There was considerably less red tape this time than during their last trip through the spaceport—Virtue guessed that the local authorities had issued orders to get the Angel off the planet as swiftly as possible—and a few minutes later they were in one of the three dozen rental hangars for private spacecraft, climbing into the ship.
"Something's wrong," said the Angel, inspecting the auxiliary control panel that was just inside the hatch.
"What do you mean?"
"The security system's been tripped. Don't touch anything."
"Is it going to explode?" she asked apprehensively.
He shook his head. "I doubt it. If they'd planted a bomb, you'd have triggered it the moment you set foot on the ship."
"Is that why you let me go through the hatch first?" she demanded.
He made no reply, but looked carefully around for another minute without moving farther into the ship, then turned back to her.
"All right," he said. "Let's get back on the ground—carefully."
She followed him through the hatch, and a moment later she was standing some fifty feet away, staring at the ship, while the Angel was speaking to spaceport security on an intercom.
"Nothing's happening," she said when he rejoined her.
"If it didn't blow up while you were walking around in it, it's not likely to blow up just because you're looking at it," he said.
"Then what was done to it?" she asked.
"That's what I intend to find out."
A moment later a harassed-looking security officer appeared.

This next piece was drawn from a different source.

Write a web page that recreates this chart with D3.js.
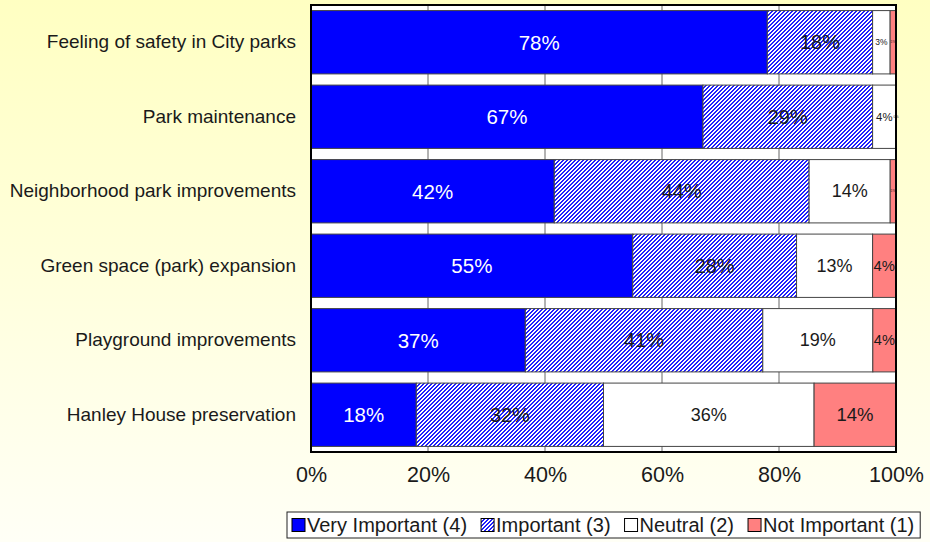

"What seems to be the problem?" he asked.
"Someone's been in my ship since I landed," said the Angel.
"Oh? Who?"
"That's what I'd like to find put."
The security officer walked to the intercom, asked for an office extension, whispered in low tones for a moment, and then returned to the Angel.
"From what I understand, your mechanic came by just before sunrise."

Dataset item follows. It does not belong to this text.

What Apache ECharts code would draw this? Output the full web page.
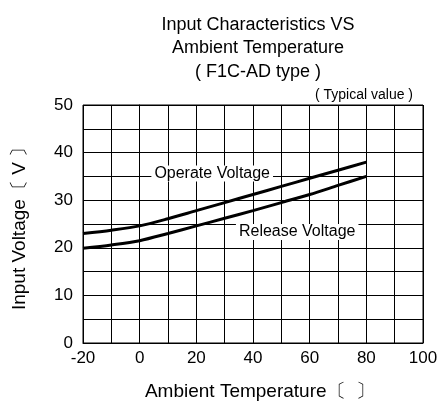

"I don't carry a mechanic."
"They tell me that his papers were all in order, and that he even had a work order with your signature on it."
"Which signature?" demanded the Angel sharply.

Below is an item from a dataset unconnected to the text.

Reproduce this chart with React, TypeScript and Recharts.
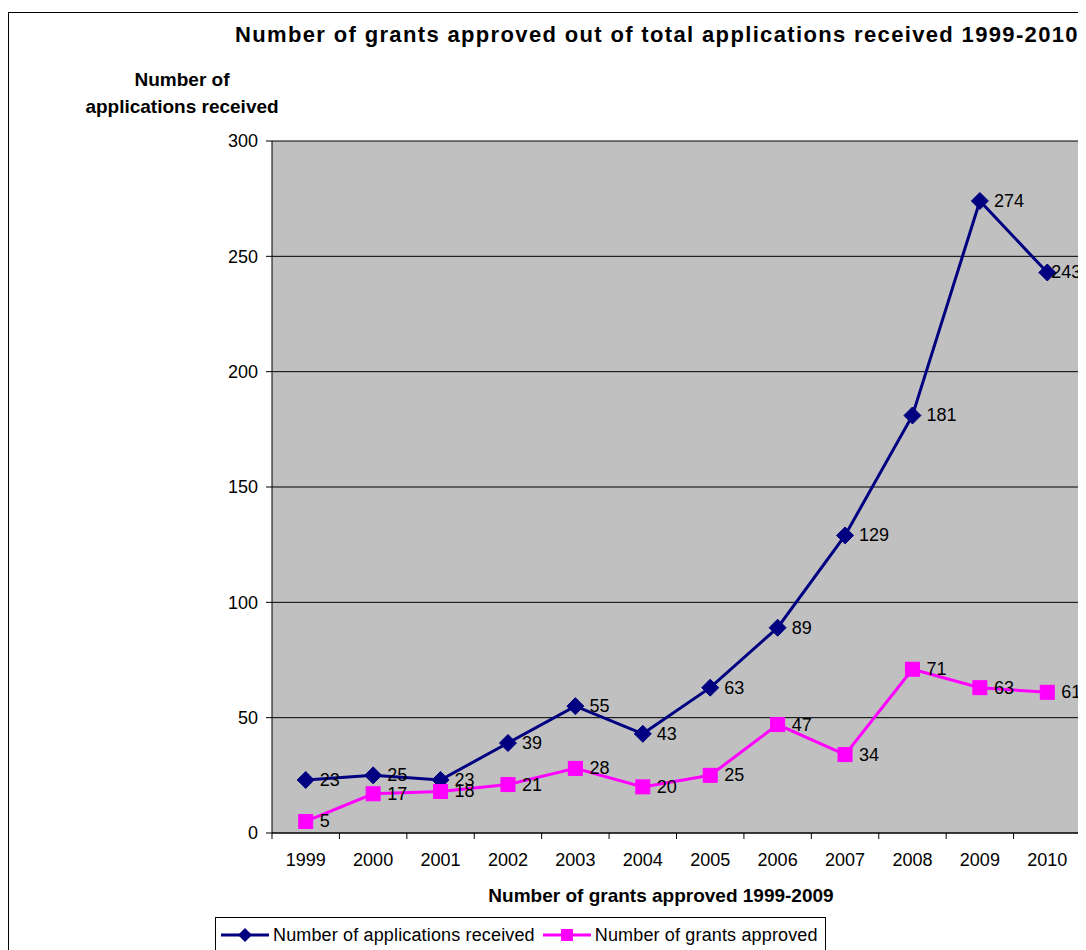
import React from "react";
import { LineChart, Line, XAxis, YAxis, CartesianGrid, LabelList } from "recharts";

const years = ["1999","2000","2001","2002","2003","2004","2005","2006","2007","2008","2009","2010"];
const applications = [23, 25, 23, 39, 55, 43, 63, 89, 129, 181, 274, 243];
const grants = [5, 17, 18, 21, 28, 20, 25, 47, 34, 71, 63, 61];
const yTicks = [0, 50, 100, 150, 200, 250, 300];

const data = years.map((y, i) => ({ year: y, applications: applications[i], grants: grants[i] }));

const FONT = "'Liberation Sans', Arial, sans-serif";
const NAVY = "#000080";
const MAGENTA = "#FF00FF";

const W = 1078;
const H = 942;
const MARGIN = { top: 133, right: 5, bottom: 87, left: 0 };
const YAXIS_W = 264;
const PLOT_W = W - YAXIS_W - MARGIN.right - MARGIN.left;
const STEP = PLOT_W / years.length;

const Diamond = (props: any) => {
  const { cx, cy } = props;
  if (cx == null || cy == null) return null;
  const r = 8.5;
  return <path d={`M${cx},${cy - r}L${cx + r},${cy}L${cx},${cy + r}L${cx - r},${cy}Z`} fill={NAVY} stroke={NAVY} />;
};

const Square = (props: any) => {
  const { cx, cy } = props;
  if (cx == null || cy == null) return null;
  const r = 7;
  return <rect x={cx - r} y={cy - r} width={2 * r} height={2 * r} fill={MAGENTA} stroke={MAGENTA} />;
};

const makeLabel = (lastOffset: number) => (props: any) => {
  const { x, y, value, index } = props;
  const off = index === years.length - 1 ? lastOffset : 14;
  return (
    <text x={x + off} y={y} dominantBaseline="central" fontSize={18} fontFamily={FONT} fill="#000">{value}</text>
  );
};
const AppLabel = makeLabel(4);
const GrantLabel = makeLabel(14);

const XTick = (props: any) => {
  const { x, y, payload, index } = props;
  const left = x - STEP / 2;
  return (
    <g>
      <line x1={left} y1={y} x2={left} y2={y + 6} stroke="#000" />
      {index === years.length - 1 && <line x1={x + STEP / 2} y1={y} x2={x + STEP / 2} y2={y + 6} stroke="#000" />}
      <text x={x} y={y + 33} textAnchor="middle" fontSize={18} fontFamily={FONT} fill="#000">{payload.value}</text>
    </g>
  );
};

const LegendMarkDiamond = () => (
  <svg width={48} height={18} style={{ display: "block" }}>
    <line x1={0} y1={9} x2={48} y2={9} stroke={NAVY} strokeWidth={3} />
    <path d="M24,2L31,9L24,16L17,9Z" fill={NAVY} />
  </svg>
);
const LegendMarkSquare = () => (
  <svg width={48} height={18} style={{ display: "block" }}>
    <line x1={0} y1={9} x2={48} y2={9} stroke={MAGENTA} strokeWidth={3} />
    <rect x={18} y={3} width={12} height={12} fill={MAGENTA} />
  </svg>
);

export default function App() {
  return (
    <div style={{ position: "relative", width: W, height: H, overflow: "hidden", fontFamily: FONT, background: "#fff" }}>
      <div style={{ position: "absolute", left: 0, top: 4, width: 1075, height: 1000, border: "1px solid #000", boxSizing: "border-box" }} />
      <div style={{ position: "absolute", left: 0, top: 0 }}>
        <LineChart width={W} height={H} data={data} margin={MARGIN}>
          <CartesianGrid vertical={false} stroke="#000" fill="#C0C0C0" fillOpacity={1} />
          <XAxis
            dataKey="year"
            tick={<XTick />}
            tickLine={false}
            tickSize={0}
            tickMargin={0}
            height={30}
            axisLine={{ stroke: "#000" }}
            interval={0}
            padding={{ left: STEP / 2, right: STEP / 2 }}
          />
          <YAxis
            width={YAXIS_W}
            domain={[0, 300]}
            ticks={yTicks}
            interval={0}
            tickSize={6}
            tickMargin={8}
            axisLine={{ stroke: "#000" }}
            tickLine={{ stroke: "#000" }}
            tick={{ fill: "#000", fontSize: 18, fontFamily: FONT }}
          />
          <Line
            dataKey="applications"
            stroke={NAVY}
            strokeWidth={3}
            dot={<Diamond />}
            activeDot={false}
            isAnimationActive={false}
          >
            <LabelList dataKey="applications" content={AppLabel} />
          </Line>
          <Line
            dataKey="grants"
            stroke={MAGENTA}
            strokeWidth={3}
            dot={<Square />}
            activeDot={false}
            isAnimationActive={false}
          >
            <LabelList dataKey="grants" content={GrantLabel} />
          </Line>
        </LineChart>
      </div>
      <div style={{ position: "absolute", left: 649, top: 27, transform: "translate(-50%, -50%)", whiteSpace: "nowrap", fontWeight: "bold", fontSize: 22, letterSpacing: 1.35, color: "#000" }}>
        Number of grants approved out of total applications received 1999-2010
      </div>
      <div style={{ position: "absolute", left: 174, top: 85, transform: "translate(-50%, -50%)", whiteSpace: "nowrap", fontWeight: "bold", fontSize: 19, lineHeight: "27px", textAlign: "center", color: "#000" }}>
        Number of<br />applications received
      </div>
      <div style={{ position: "absolute", left: 653, top: 888, transform: "translate(-50%, -50%)", whiteSpace: "nowrap", fontWeight: "bold", fontSize: 19, color: "#000" }}>
        Number of grants approved 1999-2009
      </div>
      <div style={{ position: "absolute", left: 207, top: 909, width: 611, height: 40, border: "1px solid #000", boxSizing: "border-box", background: "#fff", display: "flex", alignItems: "flex-start", paddingTop: 8, paddingLeft: 5, fontSize: 18, letterSpacing: 0.15, color: "#000" }}>
        <LegendMarkDiamond />
        <span style={{ marginLeft: 4, marginRight: 8, lineHeight: "18px" }}>Number of applications received</span>
        <LegendMarkSquare />
        <span style={{ marginLeft: 4, lineHeight: "18px" }}>Number of grants approved</span>
      </div>
    </div>
  );
}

"The Angel, I suppose," responded the officer. "Your identity isn't exactly a secret since last night."
"How did they know it was my signature?
" said the Angel. "What did they compare it against?"
"How the hell do I know?" asked the officer. "My guess is that they didn't bother to check it against anything. The man works for a reputable firm. They probably took him at his word."
"What repairs did he say he planned to make?"
"I haven't the slightest idea," said the security officer.
"Why not?"
"Look—I've spent the last five hours helping the shipping department trying to track down a missing animal that was supposedly flown in from the Antares Sector. I can find out what you want to know, but I'll have to check with security and maintenance and whoever the hell else is likely to have his work order on file."
"Do so immediately," said the Angel. "Then check with his employer and see if they've ever heard of him. And then get a mechanic that you can personally vouch for and have him check my ship over from top to bottom."
"Where can I reach you?" asked the security officer.
"I'll be in the restaurant, waiting for your report."
"It may take a while."
"See that it doesn't."
The Angel headed off down the corridor, followed by Virtue. They passed several souvenir shops and a pair of alien restaurants and finally came to a large restaurant that catered to Men. The bounty hunter looked around, then walked past a number of empty tables until he came to one in the corner of the room that suited him.
"Why here?" asked Virtue, sitting down opposite him.
"Somebody sabotaged my ship," he said. "I feel more comfortable sitting with my back to the wall."
"But you don't mind having my back facing a doorway?" she demanded.
"Not in the least," he replied.
"Were you always this considerate of others, or did it just come with maturity?" she asked sarcastically.
"Sit anywhere you want," he said, indicating a number of empty tables. "It makes no difference to me."
She sighed. "Let's change the subject. Did you learn anything useful this morning?"
"I learned the name and location of the next world we'll be visiting."
"Would you care to share that little tidbit of information, or are we going to play guessing games?"